Although it's doubtful any one map submitted through the redistricting website will be used for the final proposal, members will likely retain elements of many maps, Okerlund said. A final map will be given to the full Legislature by the committee for approval later this year. It will define the boundaries for districts until the next Census.
Drawing a map is a very time-consuming and challenging process, even if it's just the four congressional districts. Kelli Lundgren, the co-chair of Represent Me Utah, said it took her nearly 12 hours to draw a map that has one congressional district centered on the urban, and generally more liberal, Salt Lake City area.
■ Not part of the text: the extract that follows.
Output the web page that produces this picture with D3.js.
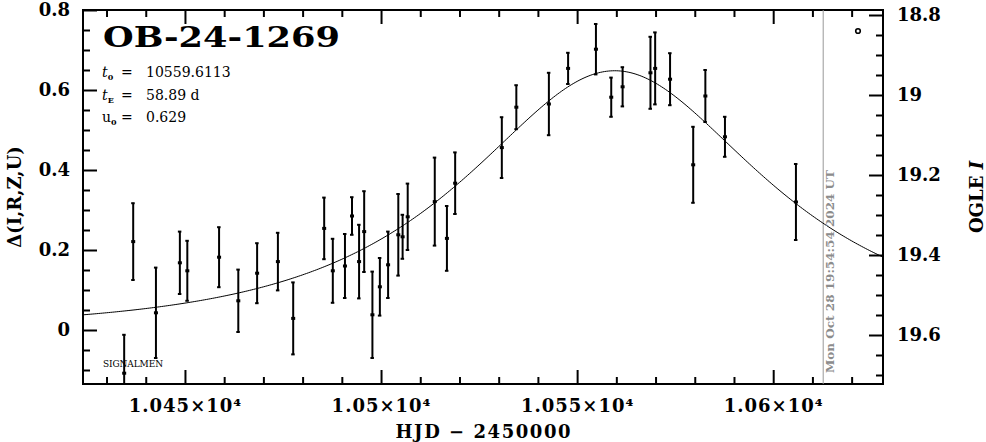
<!DOCTYPE html>
<html>
<head>
<meta charset="utf-8">
<script src="https://cdn.jsdelivr.net/npm/d3@7"></script>
<style>
  html, body { margin: 0; padding: 0; background: #fff; }
  svg { display: block; }
</style>
</head>
<body>
<svg id="chart" width="986" height="442"></svg>
<script>
// ---- data ----
const eventName = "OB-24-1269";
const hjd = [10434.5, 10436.8, 10442.6, 10448.7, 10450.6, 10458.7, 10463.6, 10468.4, 10473.7, 10477.6,
             10485.5, 10487.7, 10490.8, 10492.6, 10494.4, 10495.7, 10497.8, 10499.7, 10501.8, 10504.4,
             10505.5, 10506.8, 10513.7, 10516.8, 10518.9, 10530.8, 10534.5, 10542.8, 10547.7, 10554.8,
             10558.7, 10561.6, 10568.7, 10569.9, 10573.7, 10579.6, 10582.7, 10587.7, 10605.8];
const delta = [-0.108, 0.221, 0.043, 0.168, 0.148, 0.182, 0.073, 0.142, 0.171, 0.029,
               0.254, 0.148, 0.160, 0.285, 0.171, 0.246, 0.038, 0.108, 0.163, 0.238,
               0.233, 0.283, 0.321, 0.229, 0.367, 0.456, 0.557, 0.565, 0.654, 0.702,
               0.582, 0.608, 0.643, 0.654, 0.627, 0.413, 0.585, 0.483, 0.320];
const errs = [0.096, 0.096, 0.113, 0.078, 0.075, 0.075, 0.078, 0.075, 0.072, 0.090,
              0.077, 0.080, 0.080, 0.047, 0.092, 0.101, 0.108, 0.072, 0.083, 0.102,
              0.055, 0.083, 0.110, 0.081, 0.077, 0.076, 0.055, 0.078, 0.039, 0.063,
              0.049, 0.049, 0.090, 0.090, 0.065, 0.095, 0.065, 0.050, 0.095];
// model parameters printed on the chart (Paczynski point-lens curve)
const t0 = 10559.6113, tE = 58.89, u0 = 0.629;
const baseMag = 19.5875;            // OGLE I at delta = 0
const nowHJD = 10612.75;            // date marker line
const dateText = "Mon Oct 28 19:54:54 2024 UT";

const xTicks = [10450, 10500, 10550, 10600];
const xTickLabels = ["1.045×10⁴", "1.05×10⁴", "1.055×10⁴", "1.06×10⁴"];
const yTicks = [0, 0.2, 0.4, 0.6, 0.8];
const yTickLabels = ["0", "0.2", "0.4", "0.6", "0.8"];
const magTicks = [18.8, 19, 19.2, 19.4, 19.6];
const magTickLabels = ["18.8", "19", "19.2", "19.4", "19.6"];

// ---- layout ----
const L = 83, R = 883, T = 10, B = 384;
const svg = d3.select("#chart");
svg.append("rect").attr("width", 986).attr("height", 442).attr("fill", "#fff");

const x = d3.scaleLinear().domain([10424, 10628]).range([L, R]);
const y = d3.scaleLinear().domain([-0.135, 0.8]).range([B, T]);
const ym = d3.scaleLinear().domain([baseMag + 0.135, baseMag - 0.8]).range([B, T]);

svg.append("clipPath").attr("id", "clip").append("rect")
  .attr("x", L).attr("y", T).attr("width", R - L).attr("height", B - T);

const serif = "'DejaVu Serif', 'Liberation Serif', serif";

function styleAxis(g) {
  g.select(".domain").remove();
  g.selectAll(".tick line").attr("stroke", "#000").attr("stroke-width", 2);
  g.selectAll("text").attr("font-family", serif).attr("font-weight", "bold")
    .attr("font-size", 18).attr("fill", "#000");
}

const xMinor = d3.range(10430, 10628, 10).filter(v => !xTicks.includes(v));
const yMinor = d3.range(-0.1, 0.8, 0.05).filter(v => !yTicks.some(t => Math.abs(t - v) < 1e-6));
const magMinor = d3.range(18.8, 19.72, 0.05).filter(v => !magTicks.some(t => Math.abs(t - v) < 1e-6));

// bottom
svg.append("g").attr("transform", `translate(0,${B})`)
  .call(d3.axisBottom(x).tickValues(xTicks).tickSize(-14).tickPadding(15)
    .tickFormat((d, i) => xTickLabels[i])).call(styleAxis)
  .selectAll("text").attr("letter-spacing", 1);
svg.append("g").attr("transform", `translate(0,${B})`)
  .call(d3.axisBottom(x).tickValues(xMinor).tickSize(-7).tickFormat("")).call(styleAxis);
// top
svg.append("g").attr("transform", `translate(0,${T})`)
  .call(d3.axisTop(x).tickValues(xTicks).tickSize(-14).tickFormat("")).call(styleAxis);
svg.append("g").attr("transform", `translate(0,${T})`)
  .call(d3.axisTop(x).tickValues(xMinor).tickSize(-7).tickFormat("")).call(styleAxis);
// left
svg.append("g").attr("transform", `translate(${L},0)`)
  .call(d3.axisLeft(y).tickValues(yTicks).tickSize(-14).tickPadding(13)
    .tickFormat((d, i) => yTickLabels[i])).call(styleAxis);
svg.append("g").attr("transform", `translate(${L},0)`)
  .call(d3.axisLeft(y).tickValues(yMinor).tickSize(-7).tickFormat("")).call(styleAxis);
// right
svg.append("g").attr("transform", `translate(${R},0)`)
  .call(d3.axisRight(ym).tickValues(magTicks).tickSize(-14).tickPadding(14)
    .tickFormat((d, i) => magTickLabels[i])).call(styleAxis);
svg.append("g").attr("transform", `translate(${R},0)`)
  .call(d3.axisRight(ym).tickValues(magMinor).tickSize(-7).tickFormat("")).call(styleAxis);

// frame
svg.append("rect").attr("x", L).attr("y", T).attr("width", R - L).attr("height", B - T)
  .attr("fill", "none").attr("stroke", "#000").attr("stroke-width", 2);

const plot = svg.append("g").attr("clip-path", "url(#clip)");

// date marker line
plot.append("line").attr("x1", x(nowHJD)).attr("x2", x(nowHJD)).attr("y1", T).attr("y2", B)
  .attr("stroke", "#999").attr("stroke-width", 1);
svg.append("text")
  .attr("transform", `translate(${x(nowHJD) + 11},373) rotate(-90)`)
  .attr("font-family", serif).attr("font-weight", "bold").attr("font-size", 11)
  .attr("fill", "#8c8c8c").attr("textLength", 203).attr("lengthAdjust", "spacingAndGlyphs")
  .text(dateText);

// model curve
const modelT = d3.range(10424, 10628.5, 0.5);
function magnif(t) {
  const tau = (t - t0) / tE;
  const u2 = u0 * u0 + tau * tau;
  return (u2 + 2) / (Math.sqrt(u2) * Math.sqrt(u2 + 4));
}
plot.append("path")
  .datum(modelT)
  .attr("fill", "none").attr("stroke", "#000").attr("stroke-width", 1)
  .attr("d", d3.line().x(d => x(d)).y(d => y(2.5 * Math.log10(magnif(d)))));

// data points with error bars
const pts = hjd.map((h, i) => ({ h, v: delta[i], e: errs[i] }));
const eg = plot.append("g").selectAll("g").data(pts).join("g");
eg.append("line")
  .attr("x1", d => x(d.h)).attr("x2", d => x(d.h))
  .attr("y1", d => y(d.v + d.e)).attr("y2", d => y(d.v - d.e))
  .attr("stroke", "#000").attr("stroke-width", 2);
eg.append("line")
  .attr("x1", d => x(d.h) - 2).attr("x2", d => x(d.h) + 1.5)
  .attr("y1", d => y(d.v + d.e)).attr("y2", d => y(d.v + d.e))
  .attr("stroke", "#000").attr("stroke-width", 2);
eg.append("line")
  .attr("x1", d => x(d.h) - 2).attr("x2", d => x(d.h) + 1.5)
  .attr("y1", d => y(d.v - d.e)).attr("y2", d => y(d.v - d.e))
  .attr("stroke", "#000").attr("stroke-width", 2);
eg.append("rect")
  .attr("x", d => x(d.h) - 2).attr("y", d => y(d.v) - 1.5)
  .attr("width", 4).attr("height", 3).attr("fill", "#000");

// small circle at top right
svg.append("circle").attr("cx", 858).attr("cy", 31).attr("r", 2.3)
  .attr("fill", "none").attr("stroke", "#000").attr("stroke-width", 1.6);

// title and parameters
svg.append("text").attr("x", 103).attr("y", 47)
  .attr("font-family", serif).attr("font-weight", "bold").attr("font-size", 28)
  .attr("textLength", 237).attr("lengthAdjust", "spacingAndGlyphs")
  .attr("fill", "#000").text(eventName);

const params = [
  { sym: "t", sub: "0", italic: true, rest: "= 10559.6113", y: 77 },
  { sym: "t", sub: "E", italic: true, rest: "= 58.89 d", y: 100 },
  { sym: "u", sub: "0", italic: false, rest: "= 0.629", y: 122 }
];
params.forEach(p => {
  const t = svg.append("text").attr("x", 102).attr("y", p.y)
    .attr("font-family", serif).attr("font-size", 14).attr("fill", "#000");
  t.append("tspan").attr("font-style", p.italic ? "italic" : "normal").text(p.sym);
  t.append("tspan").attr("font-size", 8).attr("dy", 3).attr("font-weight", "bold").text(p.sub);
  t.append("tspan").attr("x", 121).attr("dy", -3).text(p.rest.split(" ")[0]);
  t.append("tspan").attr("x", 146).text(p.rest.split(" ").slice(1).join(" "));
});

svg.append("text").attr("x", 103).attr("y", 367)
  .attr("font-family", serif).attr("font-size", 9).attr("fill", "#000")
  .attr("textLength", 60).text("SIGNALMEN");

// axis titles
svg.append("text").attr("x", (L + R) / 2).attr("y", 438).attr("text-anchor", "middle")
  .attr("font-family", serif).attr("font-weight", "bold").attr("font-size", 18)
  .attr("textLength", 175).attr("fill", "#000").text("HJD − 2450000");

svg.append("text")
  .attr("transform", `translate(21,${(T + B) / 2}) rotate(-90)`)
  .attr("text-anchor", "middle")
  .attr("font-family", serif).attr("font-weight", "bold").attr("font-size", 18)
  .attr("fill", "#000").text("Δ(I,R,Z,U)");

const ogle = svg.append("text")
  .attr("transform", `translate(983,${(T + B) / 2}) rotate(-90)`)
  .attr("text-anchor", "middle")
  .attr("font-family", serif).attr("font-weight", "bold").attr("font-size", 18)
  .attr("fill", "#000");
ogle.append("tspan").text("OGLE ");
ogle.append("tspan").attr("font-style", "italic").text("I");
</script>
</body>
</html>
That proposal is commonly called the "doughnut hole," and polls have shown that a majority of Utah residents prefer to have at least one district that is mostly urban. Currently, Utah's three congressional districts -- the state gained one district because of population growth in the 2010 Census -- divide Salt Lake City and have both urban and rural voters.
Lundgren said how much weight lawmakers give to her proposal, and other maps with a similar design, is the primary gauge for many people about the value of the online mapping tool and statewide public hearings the committee held earlier this year. The fear, however, is that the committee will draw maps that protect incumbents and create more safe Republican districts in a state already dominated by the GOP.
"We're trying to make it somewhat fair for those who aren't in the super-majority," Lundgren said.
Currently, Utah's redistricting is handled by legislators. But the Utah Citizen's Counsel, which submitted congressional and state Senate maps, has been pushing for a non-partisan committee to draw the boundaries.
Their maps are meant to serve as proof that the process can be done in an apolitical way, co-chair Dee Rowland said.
"We haven't looked at anyone's residential address or election data," Rowland said. "We don't know how, for example, our legislative maps affect incumbents or parties."